▸ **WHAT THE TASK REQUIRES**: Select all lines holding the word "with" from the entries that follow.

--

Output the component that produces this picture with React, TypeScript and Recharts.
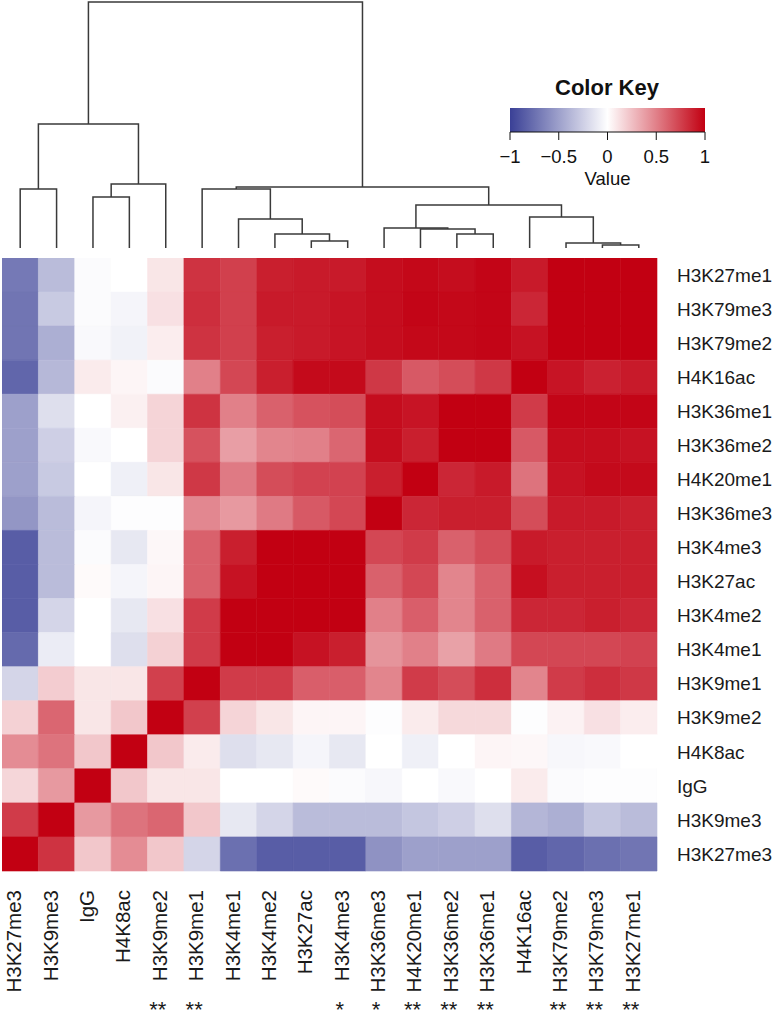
import { ComposedChart, Line, Scatter, XAxis, YAxis, ReferenceArea } from "recharts"

const FONT = "'Liberation Sans', Arial, Helvetica, sans-serif"

// column order left -> right (rows are the same marks, bottom -> top)
const columns = [
  "H3K27me3", "H3K9me3", "IgG", "H4K8ac", "H3K9me2", "H3K9me1", "H3K4me1", "H3K4me2", "H3K27ac",
  "H3K4me3", "H3K36me3", "H4K20me1", "H3K36me2", "H3K36me1", "H4K16ac", "H3K79me2", "H3K79me3", "H3K27me1",
]
const rows = [...columns].reverse()
const stars = ["", "", "", "", "**", "**", "", "", "", "*", "*", "**", "**", "**", "", "**", "**", "**"]

// correlation values, one array per row (top -> bottom), columns left -> right
const values: number[][] = [
  [-0.7, -0.35, -0.02, 0.0, 0.1, 0.8, 0.75, 0.88, 0.9, 0.9, 0.95, 0.97, 0.95, 0.98, 0.9, 1.0, 1.0, 1.0],
  [-0.72, -0.28, -0.02, -0.05, 0.12, 0.82, 0.75, 0.9, 0.9, 0.92, 0.95, 0.98, 0.97, 0.98, 0.85, 1.0, 1.0, 1.0],
  [-0.72, -0.42, -0.03, -0.07, 0.07, 0.8, 0.75, 0.88, 0.9, 0.92, 0.95, 0.97, 0.97, 0.98, 0.93, 1.0, 1.0, 1.0],
  [-0.8, -0.37, 0.08, 0.04, -0.02, 0.5, 0.72, 0.88, 0.96, 0.96, 0.78, 0.65, 0.7, 0.78, 1.0, 0.92, 0.87, 0.9],
  [-0.5, -0.17, 0.0, 0.06, 0.17, 0.8, 0.5, 0.62, 0.68, 0.7, 0.95, 0.92, 1.0, 1.0, 0.77, 0.98, 0.98, 0.98],
  [-0.5, -0.25, -0.03, 0.0, 0.17, 0.68, 0.38, 0.48, 0.5, 0.6, 0.95, 0.88, 1.0, 1.0, 0.65, 0.95, 0.95, 0.93],
  [-0.5, -0.28, 0.0, -0.08, 0.1, 0.78, 0.52, 0.7, 0.74, 0.74, 0.88, 1.0, 0.85, 0.9, 0.55, 0.93, 0.96, 0.96],
  [-0.55, -0.35, -0.05, -0.01, -0.01, 0.47, 0.4, 0.52, 0.65, 0.72, 1.0, 0.85, 0.88, 0.88, 0.7, 0.9, 0.9, 0.88],
  [-0.85, -0.35, -0.02, -0.12, 0.03, 0.62, 0.88, 1.0, 1.0, 1.0, 0.72, 0.77, 0.62, 0.7, 0.9, 0.88, 0.88, 0.88],
  [-0.85, -0.35, 0.02, -0.05, 0.04, 0.62, 0.93, 1.0, 1.0, 1.0, 0.62, 0.72, 0.48, 0.62, 0.94, 0.88, 0.88, 0.88],
  [-0.85, -0.22, 0.0, -0.12, 0.12, 0.77, 1.0, 1.0, 1.0, 1.0, 0.5, 0.63, 0.48, 0.62, 0.85, 0.85, 0.88, 0.85],
  [-0.78, -0.1, 0.0, -0.17, 0.18, 0.77, 1.0, 1.0, 0.93, 0.88, 0.42, 0.5, 0.37, 0.52, 0.72, 0.72, 0.72, 0.74],
  [-0.22, 0.2, 0.1, 0.1, 0.75, 1.0, 0.77, 0.77, 0.63, 0.63, 0.48, 0.77, 0.7, 0.82, 0.48, 0.77, 0.82, 0.78],
  [0.18, 0.6, 0.1, 0.22, 1.0, 0.75, 0.17, 0.1, 0.04, 0.04, -0.01, 0.08, 0.15, 0.15, -0.01, 0.05, 0.12, 0.07],
  [0.45, 0.55, 0.22, 1.0, 0.22, 0.08, -0.17, -0.12, -0.05, -0.12, 0.0, -0.08, 0.0, 0.04, 0.03, -0.04, -0.03, 0.0],
  [0.16, 0.4, 1.0, 0.22, 0.1, 0.1, 0.0, 0.0, 0.02, -0.02, -0.04, 0.0, -0.03, 0.0, 0.08, -0.02, -0.01, -0.01],
  [0.77, 1.0, 0.4, 0.55, 0.6, 0.22, -0.12, -0.22, -0.35, -0.35, -0.35, -0.3, -0.25, -0.17, -0.38, -0.42, -0.3, -0.35],
  [1.0, 0.8, 0.22, 0.45, 0.22, -0.22, -0.75, -0.85, -0.85, -0.85, -0.57, -0.5, -0.5, -0.5, -0.85, -0.8, -0.75, -0.72],
]

// hclust-style merges: negative = leaf (column index + 1), positive = earlier merge
const merges: [number, number][] = [
  [-17, -18], [-16, 1], [-9, -10], [-8, 3], [-13, -14], [-12, 5], [-11, 6], [-7, 4], [-15, 2],
  [7, 9], [-3, -4], [-1, -2], [-6, 8], [13, 10], [11, -5], [12, 15], [16, 14],
]
const mergeHeights = [
  0.024, 0.041, 0.057, 0.114, 0.114, 0.154, 0.163, 0.236, 0.252,
  0.35, 0.415, 0.48, 0.48, 0.496, 0.52, 1.008, 2.0,
]

const keyTicks = [-1, -0.5, 0, 0.5, 1]
const keyStops = [-1, -0.75, -0.5, -0.25, 0, 0.25, 0.5, 0.75, 1]

const LOW = [58, 64, 150]
const HIGH = [194, 0, 18]

function colorFor(v: number) {
  const end = v < 0 ? LOW : HIGH
  const t = Math.min(1, Math.abs(v))
  const c = end.map((e) => Math.round(255 + (e - 255) * t))
  return `rgb(${c[0]},${c[1]},${c[2]})`
}

function buildSegments() {
  const nodeX: number[] = []
  const nodeH: number[] = []
  const pos = (id: number) => (id < 0 ? { x: -id - 0.5, h: 0 } : { x: nodeX[id - 1], h: nodeH[id - 1] })
  return merges.map(([a, b], i) => {
    const pa = pos(a)
    const pb = pos(b)
    const h = mergeHeights[i]
    nodeX[i] = (pa.x + pb.x) / 2
    nodeH[i] = h
    return [
      { x: pa.x, y: pa.h },
      { x: pa.x, y: h },
      { x: pb.x, y: h },
      { x: pb.x, y: pb.h },
    ]
  })
}

const segments = buildSegments()
const colTicks = columns.map((_, i) => i + 0.5)
const rowTicks = rows.map((_, i) => i + 0.5)
const cellCenters = values.flatMap((row, r) => row.map((v, c) => ({ x: c + 0.5, y: r + 0.5, v })))
const keyExtent = [
  { x: -1, y: 0 },
  { x: 1, y: 1 },
]

const Empty = () => <g />

function ColumnTick({ x, y, payload }: any) {
  const i = Math.floor(payload.value)
  return (
    <g transform={`translate(${x},${y})`}>
      <text transform="rotate(-90)" textAnchor="end" x={0} y={1} fontSize={20.5} fill="#1a1a1a" fontFamily={FONT}>
        {columns[i]}
      </text>
      <text x={-8} y={127} textAnchor="middle" fontSize={22} fill="#1a1a1a" fontFamily={FONT}>
        {stars[i]}
      </text>
    </g>
  )
}

export default function App() {
  return (
    <div style={{ position: "absolute", left: 0, top: 0, width: 782, height: 1022, background: "#fff", overflow: "hidden" }}>
      {/* column dendrogram */}
      <div style={{ position: "absolute", left: 2, top: 0 }}>
        <ComposedChart width={655} height={250} margin={{ top: 2, right: 0, bottom: 2, left: 0 }}>
          <XAxis type="number" dataKey="x" domain={[0, 18]} hide />
          <YAxis type="number" domain={[0, 2]} hide />
          {segments.map((seg, i) => (
            <Line
              key={i}
              data={seg}
              dataKey="y"
              type="linear"
              stroke="#3a3a3a"
              strokeWidth={1.5}
              dot={false}
              activeDot={false}
              isAnimationActive={false}
            />
          ))}
        </ComposedChart>
      </div>

      {/* heatmap */}
      <div style={{ position: "absolute", left: 2, top: 258 }}>
        <ComposedChart width={780} height={764} data={cellCenters} margin={{ top: 0, right: 0, bottom: 0, left: 0 }}>
          <XAxis
            type="number"
            dataKey="x"
            domain={[0, 18]}
            ticks={colTicks}
            interval={0}
            height={151}
            axisLine={false}
            tickLine={false}
            tickSize={19}
            tickMargin={0}
            tick={<ColumnTick />}
          />
          <YAxis
            type="number"
            dataKey="y"
            orientation="right"
            domain={[0, 18]}
            reversed
            ticks={rowTicks}
            interval={0}
            width={125}
            axisLine={false}
            tickLine={false}
            tickSize={6}
            tickMargin={14}
            tickFormatter={(v: number) => rows[Math.floor(v)]}
            tick={{ fontSize: 19, fill: "#1a1a1a", fontFamily: FONT }}
          />
          <Scatter data={cellCenters} dataKey="y" shape={Empty} isAnimationActive={false} />
          {values.map((row, r) =>
            row.map((v, c) => {
              const fill = colorFor(v)
              return (
                <ReferenceArea
                  key={`${r}-${c}`}
                  x1={c}
                  x2={c + 1}
                  y1={r}
                  y2={r + 1}
                  fill={fill}
                  fillOpacity={1}
                  stroke={fill}
                  strokeWidth={0.6}
                />
              )
            })
          )}
        </ComposedChart>
      </div>

      {/* colour key */}
      <div
        style={{
          position: "absolute",
          left: 507,
          top: 77,
          width: 200,
          textAlign: "center",
          fontFamily: FONT,
          fontWeight: "bold",
          fontSize: 22,
          lineHeight: "22px",
          color: "#111",
        }}
      >
        Color Key
      </div>
      <div style={{ position: "absolute", left: 490, top: 100 }}>
        <ComposedChart width={235} height={95} data={keyExtent} margin={{ top: 8, right: 20, bottom: 0, left: 20 }}>
          <defs>
            <linearGradient id="keyGradient" x1="0" y1="0" x2="1" y2="0">
              {keyStops.map((v) => (
                <stop key={v} offset={`${((v + 1) / 2) * 100}%`} stopColor={colorFor(v)} />
              ))}
            </linearGradient>
          </defs>
          <XAxis
            type="number"
            dataKey="x"
            domain={[-1, 1]}
            ticks={keyTicks}
            interval={0}
            height={63}
            stroke="#111"
            tickSize={8}
            tickMargin={10}
            tick={{ fontSize: 18.5, fill: "#111", fontFamily: FONT }}
            tickFormatter={(v: number) => (v < 0 ? `\u2212${Math.abs(v)}` : `${v}`)}
            label={{ value: "Value", position: "insideBottom", offset: 10, fontSize: 18.5, fill: "#111", fontFamily: FONT }}
          />
          <YAxis type="number" dataKey="y" domain={[0, 1]} hide />
          <Scatter data={keyExtent} dataKey="y" shape={Empty} isAnimationActive={false} />
          <ReferenceArea x1={-1} x2={1} y1={0} y2={1} fill="url(#keyGradient)" fillOpacity={1} stroke="none" />
        </ComposedChart>
      </div>
    </div>
  )
}
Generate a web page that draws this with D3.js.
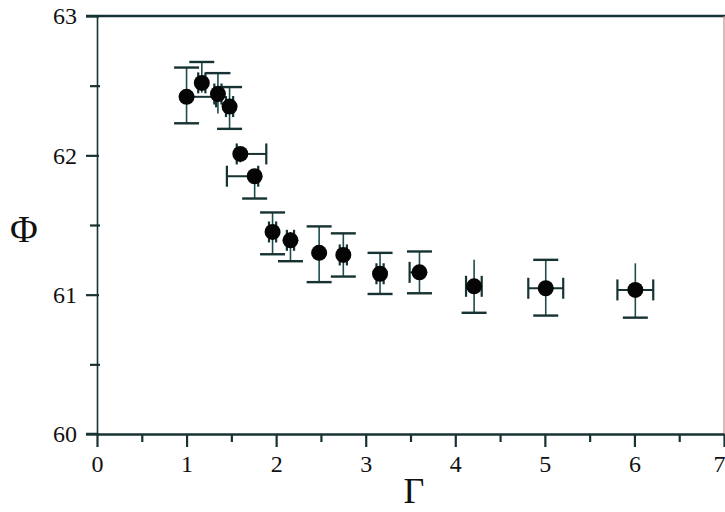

--

▸ **RESPONSE TO THIS TASK**:
Output the component that produces this picture with React, TypeScript and Recharts.
Generate a web page that draws this with D3.js.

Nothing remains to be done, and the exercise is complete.